One of the greatest privileges I had was being the Student Commencement speaker in 2018 and an Ades Vocal Competition finalist. The opportunities I received at MSM beyond singing were immeasurable. It really helped me grow, not only as a musician but as a person as well.

I absolutely loved the collaboration aspect whether it be with pianists, musicians, or other singers. There were so many great people as well, Nils Neubert, Paolo Marchettini, Thomas Muraco, and my teacher Maitland Peters, to name a few.

Another great memory was being a Resident Assistant (RA) during my second year of grad school. Baritone Joe the RA! I was the RA for the 11th floor, which was for sophomore students. A funny story, actually: one of my former residents who has now graduated with his Master’s degree is one of the double bassists in the Falstaff orchestra here at Aspen. There’s also a trumpet player here who was in MSM Precollege, and he used to come to my performances at MSM. Sometimes I feel like Aspen is like a big MSM reunion!

I had so many great memories from my time as a student! But the most memorable thing about MSM was community. The community was everything. And of course, I loved Manny [MSM’s mascot]! Go Manny, the polar bear!

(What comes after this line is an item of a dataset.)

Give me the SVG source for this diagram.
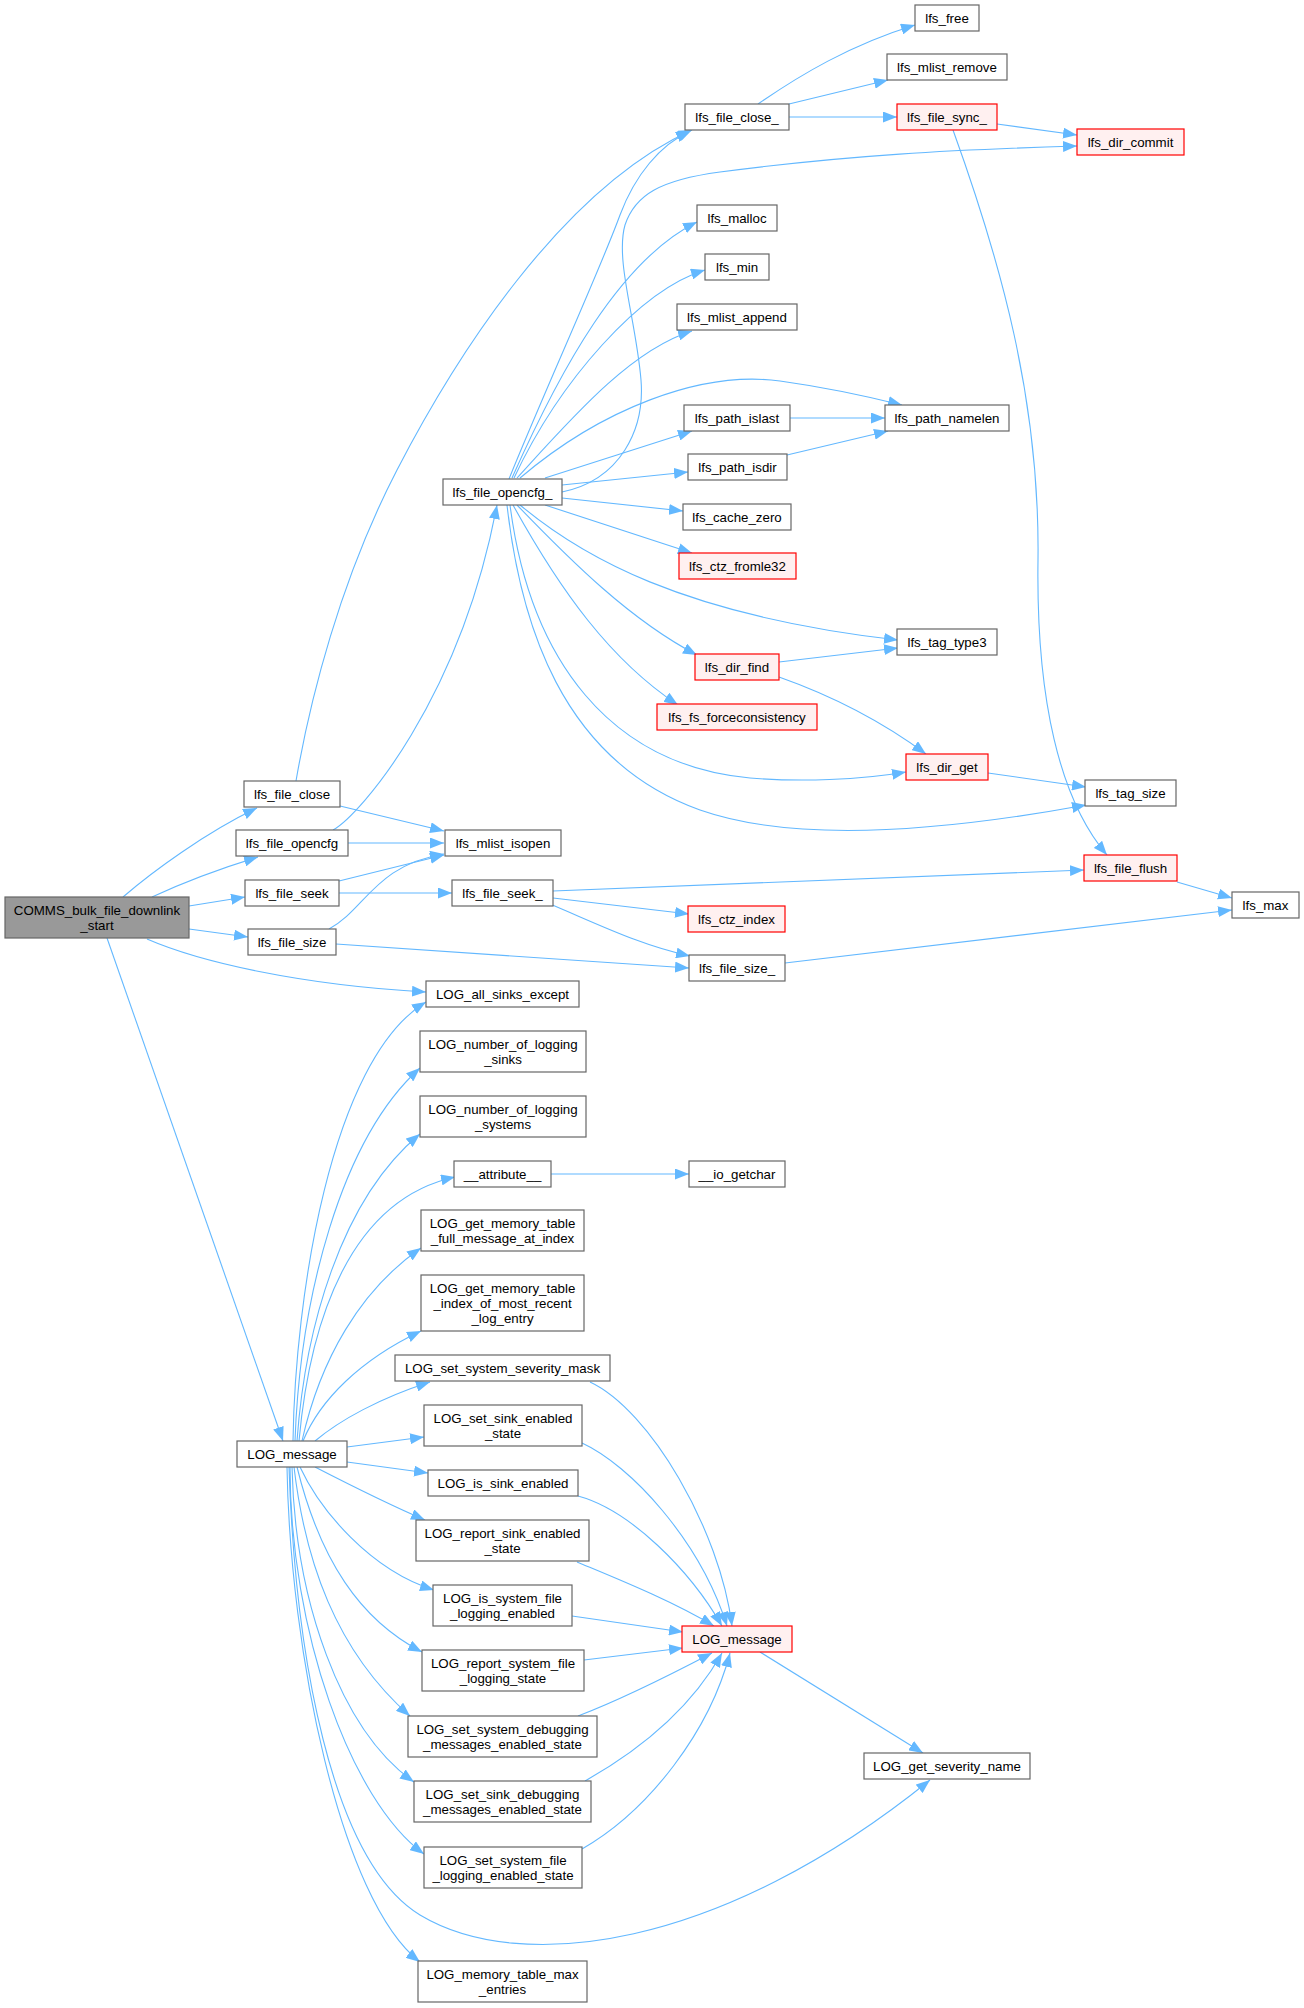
<svg xmlns="http://www.w3.org/2000/svg" width="1304" height="2008" viewBox="0 0 1304 2008">
<style>
text{font-family:"Liberation Sans",Arial,Helvetica,sans-serif;font-size:13.3px;text-anchor:middle;fill:#000}
.n rect{fill:#fff;stroke:#666;stroke-width:1.2}
.r rect{fill:#fff0f0;stroke:#f00;stroke-width:1.2}
.g rect{fill:#999;stroke:#666;stroke-width:1.2}
#edges path{fill:none;stroke:#63b8ff;stroke-width:1.1;marker-end:url(#a)}
</style>
<defs>
<marker id="a" markerUnits="userSpaceOnUse" markerWidth="15" markerHeight="11" refX="14" refY="5.5" orient="auto"><path d="M0,0 L14,5.5 L0,11 z" fill="#63b8ff"/></marker>
</defs>
<rect width="1304" height="2008" fill="#fff"/>
<g id="edges">
<path d="M123,897 C152,872 205,833 257,808"/>
<path d="M152,897 C180,884 222,868 258,857"/>
<path d="M189,906 L245,897"/>
<path d="M189,929 L248,937"/>
<path d="M147,939 C200,962 300,985 426,992"/>
<path d="M107,938 L283,1441"/>
<path d="M296,781 C310,700 340,580 397,470 S560,190 692,130"/>
<path d="M340,806 L444,831"/>
<path d="M348,843 L444,843"/>
<path d="M333,830 C360,815 460,700 497,505"/>
<path d="M339,881 L444,855"/>
<path d="M339,893 L452,893"/>
<path d="M329,929 C365,910 375,865 444,854"/>
<path d="M336,944 L689,968"/>
<path d="M553,891 L1084,870"/>
<path d="M553,898 L689,914"/>
<path d="M550,904 C600,925 640,945 690,956"/>
<path d="M1177,882 L1232,898"/>
<path d="M785,963 L1232,910"/>
<path d="M758,104 C800,75 850,45 915,25"/>
<path d="M789,104 L888,80"/>
<path d="M789,117 L897,117"/>
<path d="M997,124 L1077,135"/>
<path d="M953,130 C1000,260 1040,400 1038,560 C1036,700 1060,800 1107,855"/>
<path d="M509,479 C545,390 600,270 620,215 C635,175 660,145 690,131"/>
<path d="M562,492 C620,480 645,430 641,380 C636,320 615,260 625,225 C635,195 660,180 720,172 C850,155 950,150 1077,146"/>
<path d="M512,478 C560,370 620,260 697,222"/>
<path d="M514,478 C560,380 640,290 705,270"/>
<path d="M517,478 C570,420 630,350 692,331"/>
<path d="M520,478 C600,410 700,370 780,381 C830,388 870,397 902,405"/>
<path d="M545,478 L692,431"/>
<path d="M562,485 L688,472"/>
<path d="M562,498 L683,511"/>
<path d="M545,505 L692,553"/>
<path d="M520,505 C580,555 680,615 898,640"/>
<path d="M517,505 C570,560 630,620 697,655"/>
<path d="M513,505 C560,590 610,660 678,705"/>
<path d="M510,505 C530,660 610,765 750,778 C800,782 860,780 906,772"/>
<path d="M507,505 C520,620 560,760 700,810 C800,845 950,830 1086,805"/>
<path d="M790,418 L885,418"/>
<path d="M787,455 L888,431"/>
<path d="M779,662 L898,648"/>
<path d="M779,677 C830,695 880,720 926,754"/>
<path d="M988,773 L1086,787"/>
<path d="M551,1174 L689,1174"/>
<path d="M293,1441 C295,1300 330,1060 426,1002"/>
<path d="M295,1441 C300,1300 340,1140 420,1068"/>
<path d="M297,1441 C305,1330 340,1200 420,1134"/>
<path d="M299,1441 C310,1320 350,1200 455,1177"/>
<path d="M302,1441 C320,1360 360,1290 421,1248"/>
<path d="M303,1441 C320,1400 360,1360 421,1331"/>
<path d="M315,1441 C340,1420 380,1398 430,1382"/>
<path d="M347,1447 L424,1437"/>
<path d="M347,1462 L428,1473"/>
<path d="M315,1467 C350,1485 390,1505 425,1520"/>
<path d="M300,1467 C320,1510 370,1570 434,1590"/>
<path d="M297,1467 C320,1560 360,1620 422,1652"/>
<path d="M294,1467 C305,1560 335,1650 410,1716"/>
<path d="M292,1467 C295,1600 340,1730 414,1782"/>
<path d="M290,1467 C290,1630 350,1800 424,1854"/>
<path d="M289,1467 C295,1650 330,1860 420,1915 C520,1975 720,1950 930,1780"/>
<path d="M287,1467 C290,1650 340,1900 420,1962"/>
<path d="M590,1382 C650,1410 720,1530 732,1626"/>
<path d="M582,1443 C630,1465 700,1540 727,1626"/>
<path d="M578,1496 C630,1510 690,1570 722,1626"/>
<path d="M577,1562 C620,1580 670,1600 714,1626"/>
<path d="M572,1616 L683,1632"/>
<path d="M584,1660 L683,1648"/>
<path d="M578,1716 C620,1700 670,1675 712,1653"/>
<path d="M585,1781 C640,1750 690,1710 722,1653"/>
<path d="M582,1849 C650,1810 710,1730 730,1653"/>
<path d="M760,1652 L923,1753"/>
</g>
<g id="n0" class="g"><rect x="5" y="897" width="184" height="41"/><text x="97" y="915">COMMS_bulk_file_downlink</text><text x="97" y="930">_start</text></g>
<g id="n1" class="n"><rect x="244" y="781" width="96" height="26"/><text x="292" y="798.5">lfs_file_close</text></g>
<g id="n2" class="n"><rect x="236" y="830" width="112" height="26"/><text x="292" y="847.5">lfs_file_opencfg</text></g>
<g id="n3" class="n"><rect x="245" y="880" width="94" height="26"/><text x="292" y="897.5">lfs_file_seek</text></g>
<g id="n4" class="n"><rect x="248" y="929" width="88" height="26"/><text x="292" y="946.5">lfs_file_size</text></g>
<g id="n5" class="n"><rect x="426" y="981" width="153" height="26"/><text x="502.5" y="998.5">LOG_all_sinks_except</text></g>
<g id="n6" class="n"><rect x="237" y="1441" width="110" height="26"/><text x="292" y="1458.5">LOG_message</text></g>
<g id="n7" class="n"><rect x="445" y="830" width="116" height="26"/><text x="503" y="847.5">lfs_mlist_isopen</text></g>
<g id="n8" class="n"><rect x="452" y="880" width="101" height="26"/><text x="502.5" y="897.5">lfs_file_seek_</text></g>
<g id="n9" class="n"><rect x="685" y="104" width="104" height="26"/><text x="737" y="121.5">lfs_file_close_</text></g>
<g id="n10" class="n"><rect x="443" y="479" width="119" height="26"/><text x="502.5" y="496.5">lfs_file_opencfg_</text></g>
<g id="n11" class="n"><rect x="915" y="5" width="64" height="26"/><text x="947" y="22.5">lfs_free</text></g>
<g id="n12" class="n"><rect x="887" y="54" width="120" height="26"/><text x="947" y="71.5">lfs_mlist_remove</text></g>
<g id="n13" class="r"><rect x="897" y="104" width="100" height="26"/><text x="947" y="121.5">lfs_file_sync_</text></g>
<g id="n14" class="r"><rect x="1077" y="129" width="107" height="26"/><text x="1130.5" y="146.5">lfs_dir_commit</text></g>
<g id="n15" class="n"><rect x="697" y="205" width="80" height="26"/><text x="737" y="222.5">lfs_malloc</text></g>
<g id="n16" class="n"><rect x="705" y="254" width="64" height="26"/><text x="737" y="271.5">lfs_min</text></g>
<g id="n17" class="n"><rect x="677" y="304" width="120" height="26"/><text x="737" y="321.5">lfs_mlist_append</text></g>
<g id="n18" class="n"><rect x="684" y="405" width="106" height="26"/><text x="737" y="422.5">lfs_path_islast</text></g>
<g id="n19" class="n"><rect x="885" y="405" width="124" height="26"/><text x="947" y="422.5">lfs_path_namelen</text></g>
<g id="n20" class="n"><rect x="688" y="454" width="99" height="26"/><text x="737.5" y="471.5">lfs_path_isdir</text></g>
<g id="n21" class="n"><rect x="683" y="504" width="108" height="26"/><text x="737" y="521.5">lfs_cache_zero</text></g>
<g id="n22" class="r"><rect x="679" y="553" width="117" height="26"/><text x="737.5" y="570.5">lfs_ctz_fromle32</text></g>
<g id="n23" class="n"><rect x="897" y="629" width="100" height="26"/><text x="947" y="646.5">lfs_tag_type3</text></g>
<g id="n24" class="r"><rect x="695" y="654" width="84" height="26"/><text x="737" y="671.5">lfs_dir_find</text></g>
<g id="n25" class="r"><rect x="657" y="704" width="160" height="26"/><text x="737" y="721.5">lfs_fs_forceconsistency</text></g>
<g id="n26" class="r"><rect x="906" y="754" width="82" height="26"/><text x="947" y="771.5">lfs_dir_get</text></g>
<g id="n27" class="n"><rect x="1085" y="780" width="91" height="26"/><text x="1130.5" y="797.5">lfs_tag_size</text></g>
<g id="n28" class="r"><rect x="1084" y="855" width="93" height="26"/><text x="1130.5" y="872.5">lfs_file_flush</text></g>
<g id="n29" class="n"><rect x="1232" y="892" width="67" height="26"/><text x="1265.5" y="909.5">lfs_max</text></g>
<g id="n30" class="r"><rect x="688" y="906" width="97" height="26"/><text x="736.5" y="923.5">lfs_ctz_index</text></g>
<g id="n31" class="n"><rect x="689" y="955" width="96" height="26"/><text x="737" y="972.5">lfs_file_size_</text></g>
<g id="n32" class="n"><rect x="420" y="1031" width="166" height="41"/><text x="503" y="1049">LOG_number_of_logging</text><text x="503" y="1064">_sinks</text></g>
<g id="n33" class="n"><rect x="420" y="1096" width="166" height="41"/><text x="503" y="1114">LOG_number_of_logging</text><text x="503" y="1129">_systems</text></g>
<g id="n34" class="n"><rect x="454" y="1161" width="97" height="26"/><text x="502.5" y="1178.5">__attribute__</text></g>
<g id="n35" class="n"><rect x="689" y="1161" width="96" height="26"/><text x="737" y="1178.5">__io_getchar</text></g>
<g id="n36" class="n"><rect x="421" y="1210" width="163" height="41"/><text x="502.5" y="1228">LOG_get_memory_table</text><text x="502.5" y="1243">_full_message_at_index</text></g>
<g id="n37" class="n"><rect x="421" y="1275" width="163" height="56"/><text x="502.5" y="1293">LOG_get_memory_table</text><text x="502.5" y="1308">_index_of_most_recent</text><text x="502.5" y="1323">_log_entry</text></g>
<g id="n38" class="n"><rect x="395" y="1355" width="215" height="26"/><text x="502.5" y="1372.5">LOG_set_system_severity_mask</text></g>
<g id="n39" class="n"><rect x="424" y="1405" width="158" height="41"/><text x="503" y="1423">LOG_set_sink_enabled</text><text x="503" y="1438">_state</text></g>
<g id="n40" class="n"><rect x="428" y="1470" width="150" height="26"/><text x="503" y="1487.5">LOG_is_sink_enabled</text></g>
<g id="n41" class="n"><rect x="416" y="1520" width="173" height="41"/><text x="502.5" y="1538">LOG_report_sink_enabled</text><text x="502.5" y="1553">_state</text></g>
<g id="n42" class="n"><rect x="433" y="1585" width="139" height="41"/><text x="502.5" y="1603">LOG_is_system_file</text><text x="502.5" y="1618">_logging_enabled</text></g>
<g id="n43" class="r"><rect x="682" y="1626" width="110" height="26"/><text x="737" y="1643.5">LOG_message</text></g>
<g id="n44" class="n"><rect x="422" y="1650" width="162" height="41"/><text x="503" y="1668">LOG_report_system_file</text><text x="503" y="1683">_logging_state</text></g>
<g id="n45" class="n"><rect x="408" y="1716" width="189" height="41"/><text x="502.5" y="1734">LOG_set_system_debugging</text><text x="502.5" y="1749">_messages_enabled_state</text></g>
<g id="n46" class="n"><rect x="414" y="1781" width="177" height="41"/><text x="502.5" y="1799">LOG_set_sink_debugging</text><text x="502.5" y="1814">_messages_enabled_state</text></g>
<g id="n47" class="n"><rect x="424" y="1847" width="158" height="41"/><text x="503" y="1865">LOG_set_system_file</text><text x="503" y="1880">_logging_enabled_state</text></g>
<g id="n48" class="n"><rect x="864" y="1753" width="166" height="26"/><text x="947" y="1770.5">LOG_get_severity_name</text></g>
<g id="n49" class="n"><rect x="418" y="1961" width="169" height="41"/><text x="502.5" y="1979">LOG_memory_table_max</text><text x="502.5" y="1994">_entries</text></g>
</svg>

What are your words of wisdom for incoming MSM Voice Students?

José: Take advantage of all the opportunities and be curious — you have to be a go-getter. You have to be proactive; it’s your education, and you have to invest in yourself and be the boss. It’s ok to ask questions; you have to know you don’t know everything.

I started out as a business major and when I switched to music, I kept the mindset that this was my business and my investment, so I had to take care of myself.